What operational or execution risks remain for the Vandemoortele–Délifrance deal?
While the proposed remedies have cleared key regulatory hurdles, integration execution and buyer suitability remain critical variables. The success of the remedy package hinges on identifying an independent purchaser with sufficient operational capability, market access, and capital to preserve competition in the UK and EU markets.
Vandemoortele must secure CMA and Commission approval for the buyer selection under separate review processes. Additionally, the integration of remaining Délifrance assets will require significant coordination across logistics, brand positioning, and salesforce alignment. The overlapping footprints in Western Europe must be rationalized without losing localized customer intimacy.
Further, the joint businesses will need to carefully manage private-label and branded product strategies, as excessive overlap in client bases could result in internal cannibalization or market pushback from consolidated retail buyers.
The involvement of independent trustees to monitor compliance with divestiture conditions will add a layer of regulatory oversight, but also logistical complexity. Any failure to meet these conditions could delay full merger execution or trigger post-deal enforcement.

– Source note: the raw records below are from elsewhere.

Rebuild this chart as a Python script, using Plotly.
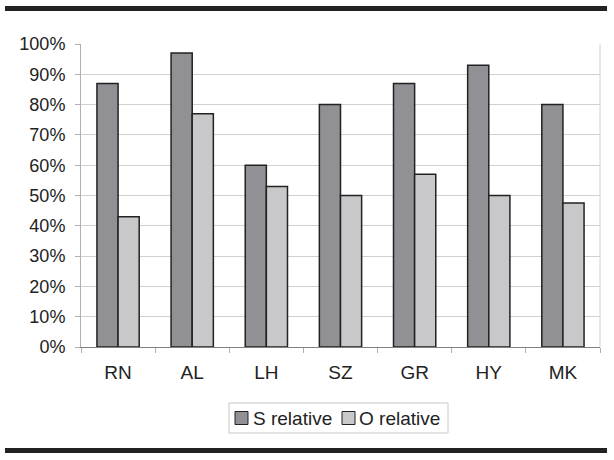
import plotly.graph_objects as go

categories = ["RN", "AL", "LH", "SZ", "GR", "HY", "MK"]
s_relative = [0.87, 0.97, 0.60, 0.80, 0.87, 0.93, 0.80]
o_relative = [0.43, 0.77, 0.53, 0.50, 0.57, 0.50, 0.475]
series_names = ["S relative", "O relative"]
series_colors = ["#909095", "#c8c8ca"]

W, H = 614, 460
L, R, T, B = 81, 600, 44, 347
pw, ph = R - L, B - T

def px(x):
    return (x - L) / pw

def py(y):
    return (B - y) / ph

fig = go.Figure()
for name, vals, col in zip(series_names, [s_relative, o_relative], series_colors):
    fig.add_trace(go.Bar(x=categories, y=vals, name=name, showlegend=False,
                         marker=dict(color=col, line=dict(color="#222222", width=1.5))))

shapes = [
    dict(type="line", xref="paper", yref="paper", x0=px(5), x1=px(607),
         y0=py(8.5), y1=py(8.5), line=dict(color="#222222", width=5)),
    dict(type="line", xref="paper", yref="paper", x0=px(5), x1=px(607),
         y0=py(450.5), y1=py(450.5), line=dict(color="#222222", width=5)),
    dict(type="line", xref="paper", yref="paper", x0=1, x1=1, y0=0, y1=1,
         line=dict(color="#d0d0d0", width=1)),
    # legend box
    dict(type="rect", xref="paper", yref="paper", x0=px(229), x1=px(448),
         y0=py(403), y1=py(433), line=dict(color="#c8c8c8", width=1), fillcolor="white"),
]
annotations = []
leg_sq_x = [235, 342]
leg_tx_x = [251, 357]
for name, col, sx, tx in zip(series_names, series_colors, leg_sq_x, leg_tx_x):
    shapes.append(dict(type="rect", xref="paper", yref="paper", x0=px(sx), x1=px(sx + 13),
                       y0=py(411.5), y1=py(424.5), line=dict(color="#222222", width=1),
                       fillcolor=col))
    annotations.append(dict(text=name, xref="paper", yref="paper", x=px(tx), y=py(418),
                            xanchor="left", yanchor="middle", showarrow=False,
                            font=dict(size=19, color="#222222")))

fig.update_layout(
    width=W, height=H,
    margin=dict(l=L, r=W - R, t=T, b=H - B),
    paper_bgcolor="white", plot_bgcolor="white",
    font=dict(family="Liberation Sans, Arial, sans-serif", size=18, color="#222222"),
    barmode="group", bargap=0.43, bargroupgap=0.0,
    showlegend=False,
    shapes=shapes, annotations=annotations,
)
fig.update_yaxes(range=[0, 1], tickvals=[i / 10 for i in range(11)], tickformat=".0%",
                 showgrid=True, gridcolor="#d0d0d0", gridwidth=1,
                 showline=True, linecolor="#b0b0b0", linewidth=1,
                 ticks="outside", ticklen=5, tickcolor="#b0b0b0", ticklabelstandoff=6,
                 tickfont=dict(size=18), zeroline=False)
fig.update_xaxes(showline=True, linecolor="#808080", linewidth=1,
                 ticks="outside", ticklen=5, tickcolor="#b0b0b0",
                 tickson="boundaries", showgrid=False, ticklabelstandoff=8,
                 tickfont=dict(size=19))

fig.write_html("out.html", config={"displayModeBar": False},
               post_script="document.body.style.margin='0px';")
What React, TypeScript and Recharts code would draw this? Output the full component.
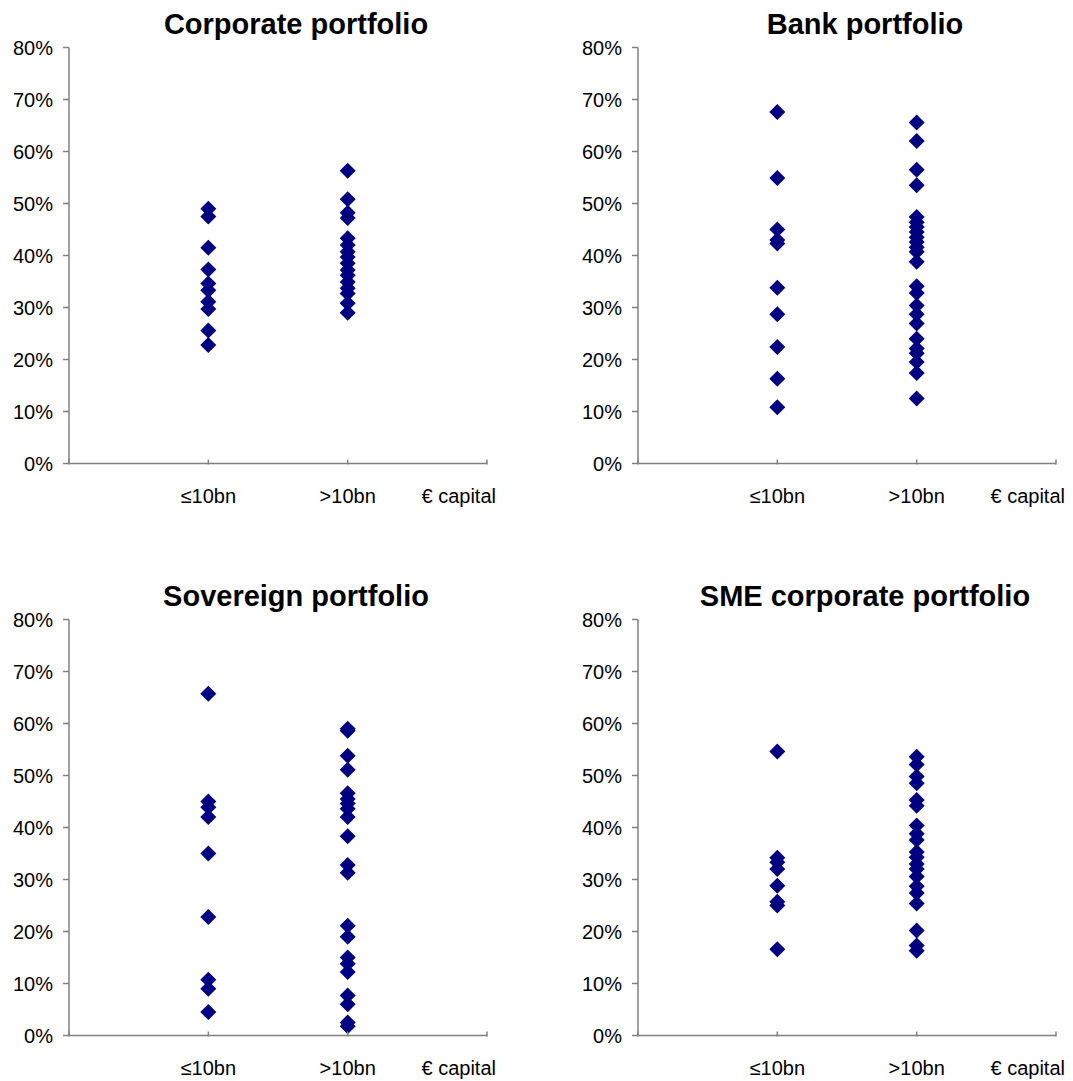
import React from 'react';
import { ScatterChart, Scatter, XAxis, YAxis } from 'recharts';

// capital-size groups on the x axis
const categories = ['≤10bn', '>10bn'];
const xTickLabels = ['', '≤10bn', '>10bn', '€ capital'];
const yTicks = [0, 10, 20, 30, 40, 50, 60, 70, 80];

// values in %
const corporateSmall = [49.0, 47.5, 41.5, 37.3, 34.6, 33.3, 31.1, 29.7, 25.6, 22.8];
const corporateLarge = [56.3, 50.8, 48.2, 47.2, 43.3, 42.0, 40.7, 39.7, 38.5, 37.2, 36.2, 34.9, 33.7, 32.7, 30.8, 29.0];

const bankSmall = [67.6, 54.9, 45.0, 43.0, 42.3, 33.8, 28.7, 22.4, 16.3, 10.8];
const bankLarge = [65.6, 62.0, 56.5, 53.5, 47.4, 46.4, 45.5, 44.5, 43.5, 42.6, 41.6, 40.7, 38.8, 34.1, 32.8, 30.4, 28.7, 26.9, 24.0, 22.1, 21.2, 19.5, 17.4, 12.5];

const sovereignSmall = [65.7, 45.0, 43.9, 42.0, 35.0, 22.8, 10.7, 9.0, 4.5];
const sovereignLarge = [59.0, 58.6, 53.8, 51.1, 46.6, 45.5, 44.6, 43.6, 42.0, 38.3, 32.8, 31.3, 21.1, 19.0, 15.0, 13.8, 12.2, 7.7, 6.0, 2.5, 1.8];

const smeSmall = [54.6, 34.2, 33.3, 32.0, 28.8, 25.7, 25.0, 16.6];
const smeLarge = [53.6, 52.1, 49.8, 48.5, 45.3, 44.2, 40.4, 38.8, 37.6, 35.3, 34.3, 33.0, 32.0, 30.6, 28.7, 27.4, 25.4, 20.2, 17.3, 16.3];

const FONT = 'Arial, "Liberation Sans", sans-serif';
const NAVY = '#000080';
const AXIS = '#808080';

const toPoints = (small: number[], large: number[]) => [
  ...small.map((y) => ({ x: 1, y, group: categories[0] })),
  ...large.map((y) => ({ x: 2, y, group: categories[1] })),
];

const Diamond = (props: any) => {
  const { cx, cy } = props;
  if (cx == null || cy == null) return null;
  const r = 8;
  return (
    <polygon
      points={`${cx},${cy - r} ${cx + r},${cy} ${cx},${cy + r} ${cx - r},${cy}`}
      fill={NAVY}
    />
  );
};

const XTick = (props: any) => {
  const { x, y, payload } = props;
  const label = xTickLabels[payload.value] ?? '';
  const isLast = payload.value === 3;
  return (
    <g>
      <line x1={x} x2={x} y1={y - 4} y2={y + 1} stroke={AXIS} strokeWidth={1.5} />
      <text
        x={isLast ? x + 9 : x}
        y={y + 39}
        textAnchor={isLast ? 'end' : 'middle'}
        fontSize={20}
        fontFamily={FONT}
        fill="#000"
      >
        {label}
      </text>
    </g>
  );
};

interface PanelProps {
  title: string;
  small: number[];
  large: number[];
  left: number;
  top: number;
}

function Panel({ title, small, large, left, top }: PanelProps) {
  const data = toPoints(small, large);
  return (
    <div style={{ position: 'absolute', left, top, width: 540, height: 520 }}>
      <div
        style={{
          position: 'absolute',
          left: 0,
          width: 592,
          top: 7,
          textAlign: 'center',
          fontFamily: FONT,
          fontWeight: 'bold',
          fontSize: 29,
          lineHeight: '34px',
          color: '#000',
        }}
      >
        {title}
      </div>
      <ScatterChart width={540} height={520} margin={{ top: 47.5, right: 53, bottom: 6.5, left: 0 }}>
        <XAxis
          type="number"
          dataKey="x"
          domain={[0, 3]}
          ticks={[0, 1, 2, 3]}
          interval={0}
          height={50}
          tickSize={0}
          tickMargin={0}
          tick={<XTick />}
          axisLine={{ stroke: AXIS, strokeWidth: 1.5 }}
        />
        <YAxis
          type="number"
          dataKey="y"
          domain={[0, 80]}
          ticks={yTicks}
          interval={0}
          width={69}
          tickSize={6}
          tickMargin={10}
          tickFormatter={(v: number) => `${v}%`}
          tick={{ fontSize: 20, fontFamily: FONT, fill: '#000' }}
          tickLine={{ stroke: AXIS, strokeWidth: 1.5 }}
          axisLine={{ stroke: AXIS, strokeWidth: 1.5 }}
        />
        <Scatter data={data} shape={<Diamond />} isAnimationActive={false} />
      </ScatterChart>
    </div>
  );
}

export default function App() {
  return (
    <div style={{ position: 'absolute', left: 0, top: 0, width: 1073, height: 1081, background: '#fff' }}>
      <Panel title="Corporate portfolio" small={corporateSmall} large={corporateLarge} left={0} top={0} />
      <Panel title="Bank portfolio" small={bankSmall} large={bankLarge} left={569} top={0} />
      <Panel title="Sovereign portfolio" small={sovereignSmall} large={sovereignLarge} left={0} top={571.5} />
      <Panel title="SME corporate portfolio" small={smeSmall} large={smeLarge} left={569} top={571.5} />
    </div>
  );
}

How might the deal reshape European frozen bakery competition in 2026 and beyond?
If successfully executed, the Vandemoortele–Délifrance merger will redraw the map of the European frozen bakery sector. It could accelerate a wave of consolidation as regional players look to gain scale, expand production depth, and offer pan-European distribution to large food retailers under cost and margin pressure.

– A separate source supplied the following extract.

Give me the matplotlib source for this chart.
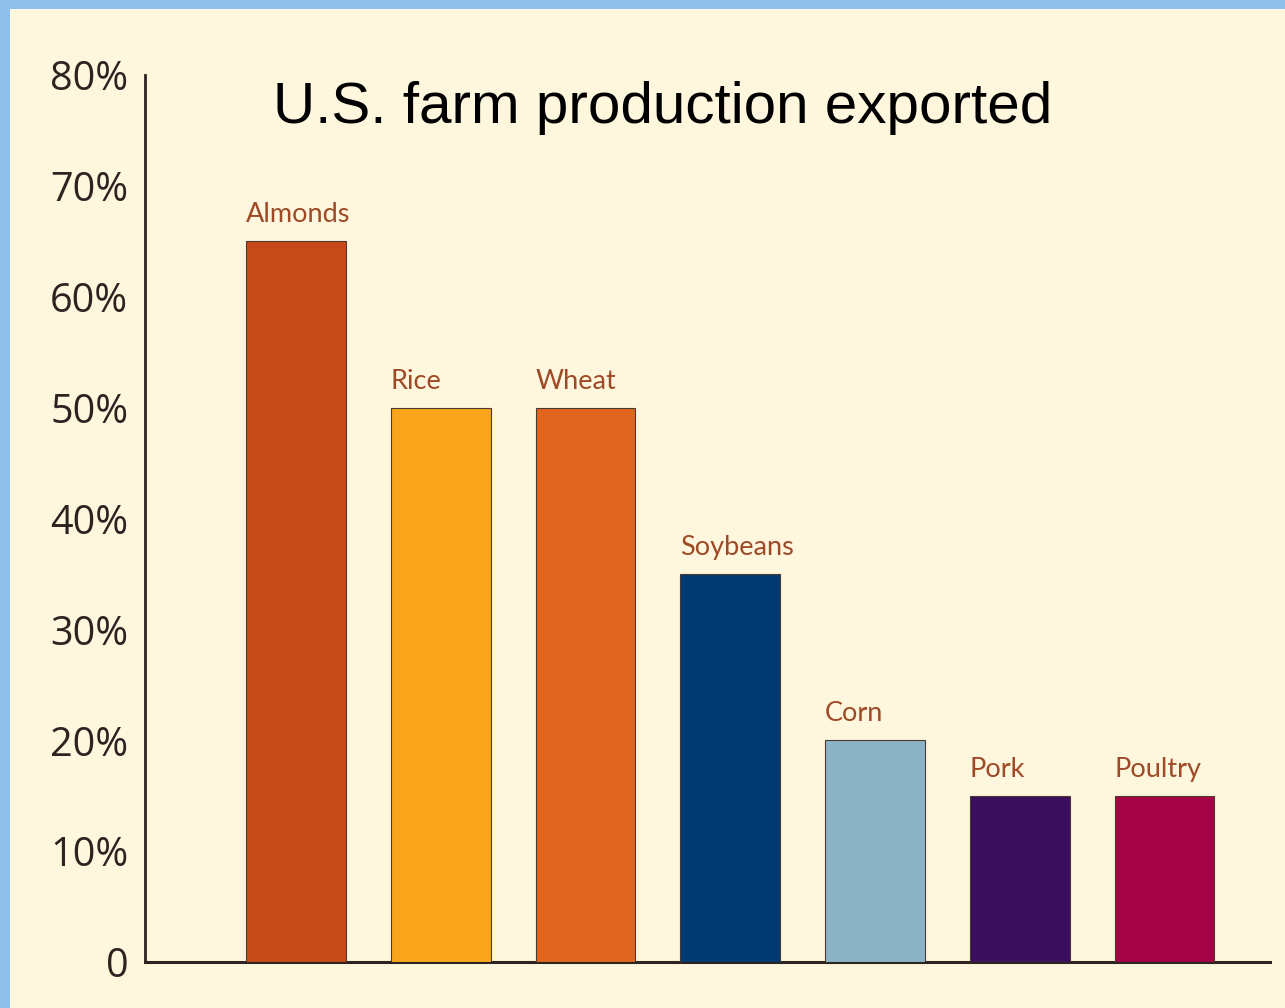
import matplotlib
matplotlib.use("Agg")
import matplotlib.pyplot as plt
from matplotlib.patches import Rectangle

categories = ["Almonds", "Rice", "Wheat", "Soybeans", "Corn", "Pork", "Poultry"]
values = [65, 50, 50, 35, 20, 15, 15]
colors = ["#C64A18", "#F8A51C", "#E0661F", "#013A71", "#8AB3C6", "#3C0E5E", "#A50246"]
yticks = [0, 10, 20, 30, 40, 50, 60, 70, 80]
ytick_labels = ["0", "10%", "20%", "30%", "40%", "50%", "60%", "70%", "80%"]
title = "U.S. farm production exported"

W, H = 1285, 1008
fig = plt.figure(figsize=(W / 100, H / 100), dpi=100)
fig.patch.set_facecolor("#FFF6DE")

# blue frame strips (top and left)
fig.patches.append(Rectangle((0, 1 - 9 / H), 1, 9 / H, transform=fig.transFigure,
                             facecolor="#8EC0EA", edgecolor="none", zorder=0))
fig.patches.append(Rectangle((0, 0), 10 / W, 1, transform=fig.transFigure,
                             facecolor="#8EC0EA", edgecolor="none", zorder=0))

left, right = 145 / W, 1270 / W
bottom, top = (H - 962) / H, (H - 75) / H
ax = fig.add_axes([left, bottom, right - left, top - bottom])
ax.set_facecolor("none")

x = list(range(len(categories)))
width = 0.69
bars = ax.bar(x, values, width=width, color=colors, edgecolor="#4a3a30", linewidth=0.8, zorder=3)

ax.set_xlim(-1.043, 6.729)
ax.set_ylim(0, 80)
ax.set_yticks(yticks)
ax.set_yticklabels(ytick_labels, fontsize=28.5, color="#2b2420", family="Open Sans")
ax.set_xticks([])
ax.tick_params(axis="y", length=0, pad=12)

for s in ["top", "right"]:
    ax.spines[s].set_visible(False)
ax.spines["left"].set_color("#2b2420")
ax.spines["bottom"].set_color("#2b2420")
ax.spines["left"].set_linewidth(2)
ax.spines["bottom"].set_linewidth(2.2)

for xi, v, name in zip(x, values, categories):
    ax.annotate(name, xy=(xi - width / 2, v), xytext=(0, 10), textcoords="offset points",
                ha="left", va="bottom", fontsize=19.5, color="#9E4A26", family="Lato")

fig.text(663 / W, 1 - 123 / H, title, ha="center", va="baseline", fontsize=42,
         color="black", family="Liberation Sans")

fig.savefig("out.png", dpi=100, facecolor=fig.get_facecolor())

It may also push smaller bakery specialists to seek niche differentiation or pursue private equity backing to defend market share. At the same time, multinational CPG companies with frozen bakery portfolios—such as Aryzta or Lantmännen Unibake—may revisit M&A options or co-manufacturing agreements to counter Vandemoortele’s expanded range and integrated supply chain.

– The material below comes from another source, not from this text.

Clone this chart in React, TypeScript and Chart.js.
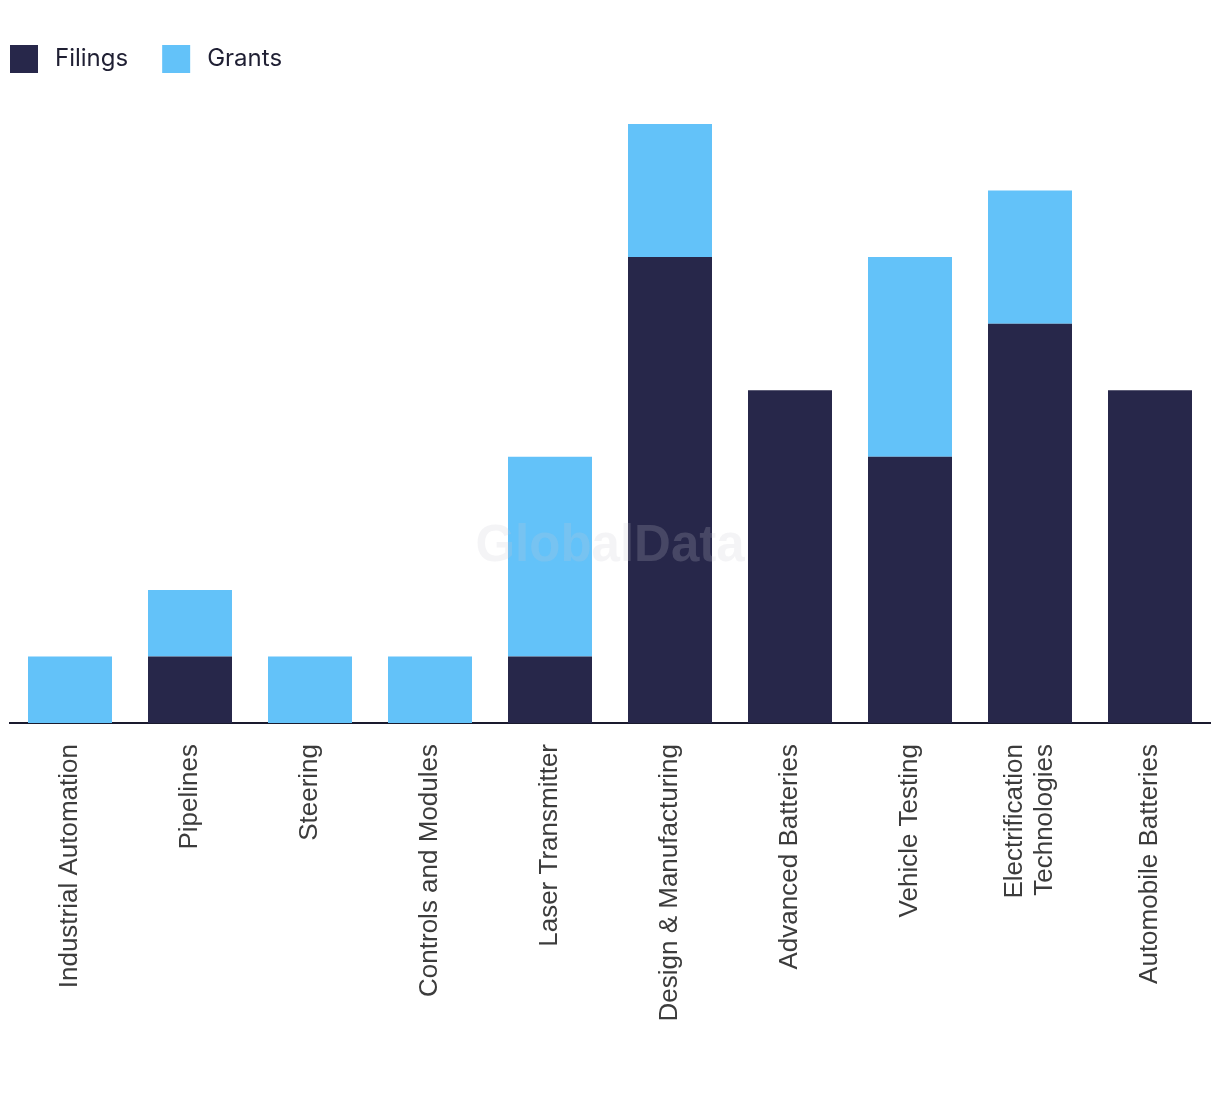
import React, { useEffect, useRef } from "react";
import { Chart, registerables } from "chart.js";

Chart.register(...registerables);

const categories: (string | string[])[] = [
  "Industrial Automation",
  "Pipelines",
  "Steering",
  "Controls and Modules",
  "Laser Transmitter",
  "Design & Manufacturing",
  "Advanced Batteries",
  "Vehicle Testing",
  ["Electrification", "Technologies"],
  "Automobile Batteries",
];

const filings = [0, 1, 0, 0, 1, 7, 5, 4, 6, 5];
const grants = [1, 1, 1, 1, 3, 2, 0, 3, 2, 0];

const seriesLabels = ["Filings", "Grants"];
const seriesColors = ["#27274A", "#63C2F9"];

const TICK_SIZE = 26;
const TICK_LH = 1.15;

const legendPlugin = {
  id: "customLegend",
  afterDraw(chart: any) {
    const ctx = chart.ctx;
    ctx.save();
    ctx.font = "24px Inter";
    ctx.textBaseline = "alphabetic";
    let x = 10;
    chart.data.datasets.forEach((ds: any) => {
      ctx.fillStyle = ds.backgroundColor;
      ctx.fillRect(x, 45, 28, 28);
      ctx.fillStyle = "#1f1f33";
      ctx.fillText(ds.label, x + 45, 66);
      x += 45 + ctx.measureText(ds.label).width + 34;
    });
    ctx.restore();
  },
};

const watermarkPlugin = {
  id: "watermark",
  afterDraw(chart: any) {
    const ctx = chart.ctx;
    ctx.save();
    ctx.font = "bold 51px 'Liberation Sans'";
    ctx.textAlign = "center";
    ctx.textBaseline = "middle";
    ctx.fillStyle = "rgba(200,200,210,0.2)";
    ctx.fillText("GlobalData", 610, 547);
    ctx.restore();
  },
};

export default function App() {
  const ref = useRef<HTMLCanvasElement | null>(null);
  useEffect(() => {
    if (!ref.current) return;
    const chart = new Chart(ref.current, {
      type: "bar",
      data: {
        labels: categories,
        datasets: [
          {
            label: seriesLabels[0],
            data: filings,
            backgroundColor: seriesColors[0],
            barPercentage: 0.7,
            categoryPercentage: 1,
          },
          {
            label: seriesLabels[1],
            data: grants,
            backgroundColor: seriesColors[1],
            barPercentage: 0.7,
            categoryPercentage: 1,
          },
        ],
      },
      options: {
        animation: false,
        responsive: true,
        maintainAspectRatio: false,
        layout: { padding: { left: 10, right: 10, top: 124, bottom: 0 } },
        plugins: {
          legend: { display: false },
          tooltip: { enabled: false },
        },
        scales: {
          x: {
            stacked: true,
            grid: { display: false, drawTicks: false },
            border: { display: true, color: "#1a1a2e", width: 2 },
            ticks: {
              minRotation: 90,
              maxRotation: 90,
              padding: 21,
              autoSkip: false,
              color: "#3c3c3c",
              font: { family: "'Liberation Sans', Arial", size: TICK_SIZE, lineHeight: TICK_LH },
            },
            afterFit(scale: any) {
              scale.height = 371;
            },
            afterUpdate(scale: any) {
              if (scale.__centered) return;
              scale.__centered = true;
              const orig = scale._computeLabelItems.bind(scale);
              scale._computeLabelItems = (area: any) => {
                const items = orig(area);
                const lh = TICK_SIZE * TICK_LH;
                items.forEach((it: any) => {
                  if (Array.isArray(it.label) && it.label.length > 1) {
                    it.options.translation[0] -= ((it.label.length - 1) * lh) / 2;
                  }
                });
                return items;
              };
            },
          },
          y: {
            stacked: true,
            display: false,
            min: 0,
            max: 9,
          },
        },
      },
      plugins: [legendPlugin, watermarkPlugin],
    });
    return () => chart.destroy();
  }, []);
  return (
    <div style={{ position: "absolute", left: 0, top: 0, width: 1220, height: 1094 }}>
      <canvas ref={ref} />
    </div>
  );
}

The merger’s divestiture conditions also signal a tighter regulatory posture toward vertical and horizontal consolidation in mid-tier B2B food sectors, especially those with limited supplier diversity and direct consumer pricing implications.
From a macro standpoint, the deal represents a calculated bet on the resilience of frozen bakery demand across both retail and foodservice segments, despite rising input costs and shifting consumer preferences. If Vandemoortele can deliver on its vision of a scalable, flexible, and sustainable European bakery platform, it may become the model others look to replicate.
What does the conditional clearance of Vandemoortele’s Délifrance deal mean for the UK and EU bakery sectors?
- The Competition and Markets Authority will accept the merger only if Délifrance’s UK viennoiserie business and two French plants are sold to an approved buyer.
- The European Commission similarly required the divestiture of the Avignon and Béthune facilities to protect competition in France and Italy.
- Vandemoortele’s €2.4 billion consolidation move will create Europe’s largest frozen bakery platform if execution risks are managed successfully.
- The merged entity will offer expanded premium pastry, artisan bread, and patisserie ranges across Europe, Asia, and North America.
- Regulatory enforcement will be closely monitored by independent trustees under both UK and EU frameworks.
- Execution risks include buyer qualification, internal cannibalization, integration hurdles, and client retention across overlapping markets.
- The transaction signals rising regulatory scrutiny in mid-cap foodservice M&A, especially in concentrated, B2B-dominated categories.
- Rivals may need to consolidate, specialize, or seek new capital to maintain competitiveness in frozen laminated dough segments.